This measure is employed frequently on continuous preparation and dye ranges for water and energy savings. Clean water enters at the final wash box and flows counter to the movement of the fabric through the wash boxes. Thus, the cleanest water contacts the cleanest fabric, and the more contaminated washwater contacts the fabric immediately as it enters the actual process. This method of water reuse is opposed to the traditional washing method of supplying clean water at every stage of the washing. Water and energy savings are related to the number of boxes provided with counterflow. Counter-current washing can be applied at desize washers, scour washers, mercerizing washers, bleach washers, dye ranges and printhouse soaper ranges.
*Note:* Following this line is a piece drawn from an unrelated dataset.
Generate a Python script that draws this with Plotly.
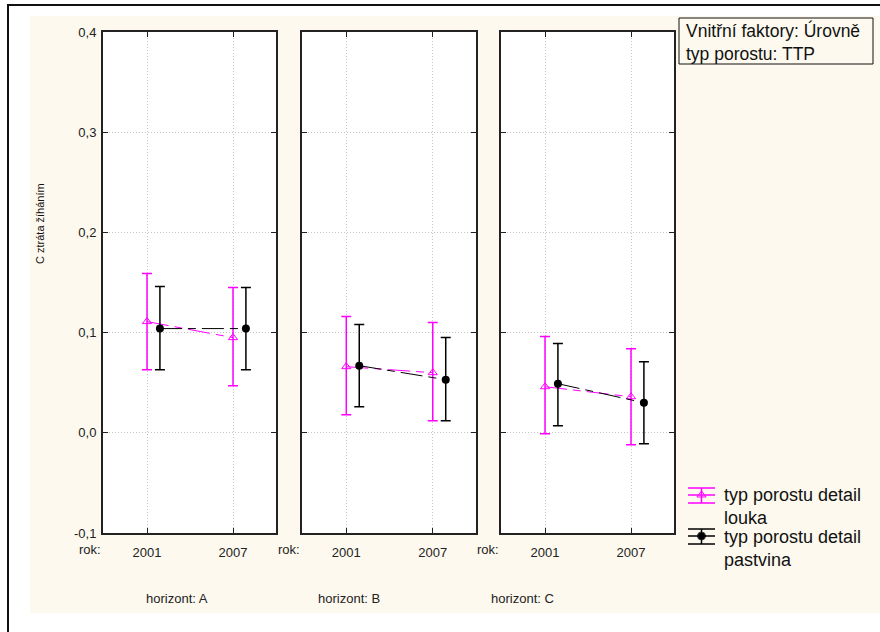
import plotly.graph_objects as go

# ---------------- data ----------------
years = ["2001", "2007"]
horizons = ["A", "B", "C"]
horizon_labels = ["horizont: A", "horizont: B", "horizont: C"]

louka_mean = [[0.111, 0.095], [0.066, 0.060], [0.046, 0.036]]
louka_upper = [[0.159, 0.145], [0.116, 0.110], [0.096, 0.084]]
louka_lower = [[0.063, 0.047], [0.018, 0.012], [-0.001, -0.012]]

pastvina_mean = [[0.104, 0.104], [0.067, 0.053], [0.049, 0.030]]
pastvina_upper = [[0.146, 0.145], [0.108, 0.095], [0.089, 0.071]]
pastvina_lower = [[0.063, 0.063], [0.026, 0.012], [0.007, -0.011]]

y_tickvals = [-0.1, 0.0, 0.1, 0.2, 0.3, 0.4]
y_ticktext = ["-0,1", "0,0", "0,1", "0,2", "0,3", "0,4"]

series_names = ["typ porostu detail<br>louka", "typ porostu detail<br>pastvina"]
y_title = "C ztráta žíháním"
info_text = "Vnitřní faktory: Úrovně<br>typ porostu: TTP"

# ---------------- layout helpers ----------------
W, H = 880, 632
def px(x):
    return x / W
def py(y):
    return 1 - y / H

FONT = "Liberation Sans, Arial, sans-serif"
PINK = "#ff00ff"
BLACK = "#000000"
CREAM = "#fdf9ee"
OFFSET = 0.15
DASH = "22px,6px,8px,6px"

panel_px = [(103, 276), (302, 476), (501, 674)]
y_dom = [py(533), py(32)]

fig = go.Figure()

for i, h in enumerate(horizons):
    ax = "" if i == 0 else str(i + 1)
    xs = list(range(len(years)))
    lm, lu, ll = louka_mean[i], louka_upper[i], louka_lower[i]
    pm, pu, pl = pastvina_mean[i], pastvina_upper[i], pastvina_lower[i]
    fig.add_trace(go.Scatter(
        x=xs, y=lm, xaxis="x" + ax, yaxis="y" + ax,
        mode="lines+markers", name=series_names[0], showlegend=False,
        line=dict(color=PINK, width=1, dash=DASH),
        marker=dict(symbol="triangle-up-open", size=8, color=PINK, line=dict(width=1)),
        error_y=dict(type="data", symmetric=False,
                     array=[u - m for u, m in zip(lu, lm)],
                     arrayminus=[m - l for m, l in zip(lm, ll)],
                     color=PINK, thickness=1.5, width=5),
    ))
    fig.add_trace(go.Scatter(
        x=[x + OFFSET for x in xs], y=pm, xaxis="x" + ax, yaxis="y" + ax,
        mode="lines+markers", name=series_names[1], showlegend=False,
        line=dict(color=BLACK, width=1, dash=DASH),
        marker=dict(symbol="circle", size=8, color=BLACK),
        error_y=dict(type="data", symmetric=False,
                     array=[u - m for u, m in zip(pu, pm)],
                     arrayminus=[m - l for m, l in zip(pm, pl)],
                     color=BLACK, thickness=1.5, width=5),
    ))

axis_common = dict(
    showline=True, linecolor="#222", linewidth=2, mirror="ticks",
    ticks="inside", ticklen=5, tickcolor="#222", automargin=False,
    showgrid=True, gridcolor="#c4c4c4", griddash="1px,2px", gridwidth=1,
    zeroline=False, tickfont=dict(family=FONT, size=13, color="#222"),
)

layout = dict(
    width=W, height=H, margin=dict(l=0, r=0, t=0, b=0, pad=0, autoexpand=False),
    paper_bgcolor="white", plot_bgcolor="rgba(0,0,0,0)",
    showlegend=False, font=dict(family=FONT, color="#222"),
)

for i, (x0, x1) in enumerate(panel_px):
    ax = "" if i == 0 else str(i + 1)
    layout["xaxis" + ax] = dict(
        axis_common, domain=[px(x0), px(x1)], range=[-0.512, 1.5],
        tickvals=list(range(len(years))), ticktext=years,
        anchor="y" + ax, ticklabelstandoff=6,
    )
    layout["yaxis" + ax] = dict(
        axis_common, domain=y_dom, range=[-0.1, 0.4],
        tickvals=y_tickvals, ticktext=y_ticktext,
        showticklabels=(i == 0), anchor="x" + ax, ticklabelstandoff=2,
    )

# overlay pixel axis for legend decoration
layout["xaxis4"] = dict(domain=[0, 1], range=[0, W], visible=False, fixedrange=True,
                        anchor="y4", automargin=False)
layout["yaxis4"] = dict(domain=[0, 1], range=[H, 0], visible=False, fixedrange=True,
                        anchor="x4", automargin=False)

fig.update_layout(**layout)

# background shapes (paper, below): cream area, outer frame, white panels
fig.add_shape(type="rect", xref="paper", yref="paper", x0=px(30), x1=px(W + 5), y0=py(613), y1=py(16),
              fillcolor=CREAM, line=dict(width=0), layer="below")
fig.add_shape(type="rect", xref="paper", yref="paper", x0=px(8), x1=px(W + 10), y0=py(H + 10), y1=py(5),
              fillcolor="rgba(0,0,0,0)", line=dict(color="#111", width=2), layer="below")
for (x0, x1) in panel_px:
    fig.add_shape(type="rect", xref="paper", yref="paper", x0=px(x0), x1=px(x1), y0=y_dom[0], y1=y_dom[1],
                  fillcolor="white", line=dict(width=0), layer="below")
# info box frame
fig.add_shape(type="rect", xref="paper", yref="paper", x0=px(679), x1=px(873), y0=py(64), y1=py(18),
              fillcolor=CREAM, line=dict(color="#111", width=1), layer="below")

# legend symbols
leg_x0, leg_x1, leg_xc = 688, 715, 701.5
for (yc, col, sym, ytop, ybot) in [(495, PINK, "triangle-up-open", 488, 503),
                                     (536, BLACK, "circle", 529, 544)]:
    for yy in (ytop, yc, ybot):
        fig.add_shape(type="line", xref="x4", yref="y4", x0=leg_x0, x1=leg_x1, y0=yy, y1=yy,
                      line=dict(color=col, width=1.5))
    fig.add_shape(type="line", xref="x4", yref="y4", x0=leg_xc, x1=leg_xc, y0=ytop, y1=ybot,
                  line=dict(color=col, width=1.5))
    fig.add_trace(go.Scatter(x=[leg_xc], y=[yc], xaxis="x4", yaxis="y4", mode="markers",
                             marker=dict(symbol=sym, size=8, color=col, line=dict(width=1)),
                             showlegend=False, hoverinfo="skip"))

# info text
fig.add_annotation(xref="paper", yref="paper", x=px(684), y=py(42), xanchor="left", yanchor="middle",
                   text=info_text, showarrow=False, align="left",
                   font=dict(family=FONT, size=17.5, color="#111"))

# legend texts
for t, yt in [(series_names[0], 483), (series_names[1], 525)]:
    fig.add_annotation(xref="paper", yref="paper", x=px(722), y=py(yt), xanchor="left", yanchor="top",
                       text=t, showarrow=False, align="left",
                       font=dict(family=FONT, size=18, color="#111"))

# y title
fig.add_annotation(xref="paper", yref="paper", x=px(40), y=py(224), text=y_title, textangle=-90,
                   xanchor="center", yanchor="middle",
                   showarrow=False, font=dict(family=FONT, size=11, color="#111"))

# rok: labels and horizont labels
for i, (x0, x1) in enumerate(panel_px):
    fig.add_annotation(xref="paper", yref="paper", x=px(x0 - 13), y=py(549), text="rok:",
                       xanchor="center", yanchor="middle",
                       showarrow=False, font=dict(family=FONT, size=13, color="#222"))
for xc, lab in zip([177, 349, 522], horizon_labels):
    fig.add_annotation(xref="paper", yref="paper", x=px(xc), y=py(598), text=lab,
                       xanchor="center", yanchor="middle",
                       showarrow=False, font=dict(family=FONT, size=13, color="#222"))

fig.write_html("out.html")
It is also easy to implement in existing mills where there is a synchronous processing operation. In a non-synchronized processing system, the use of a counter-current flow principle for washing from the following washing machine to the preceding one may become more difficult. In such a case, the reusable water could be collected in a common sump and then the water from the sump could be pumped to appropriate washing machines used on earlier cycles. It has been found that apart from savings in fresh water consumption, there are additional benefits of effluent blending to yield neutralization and equalization effects .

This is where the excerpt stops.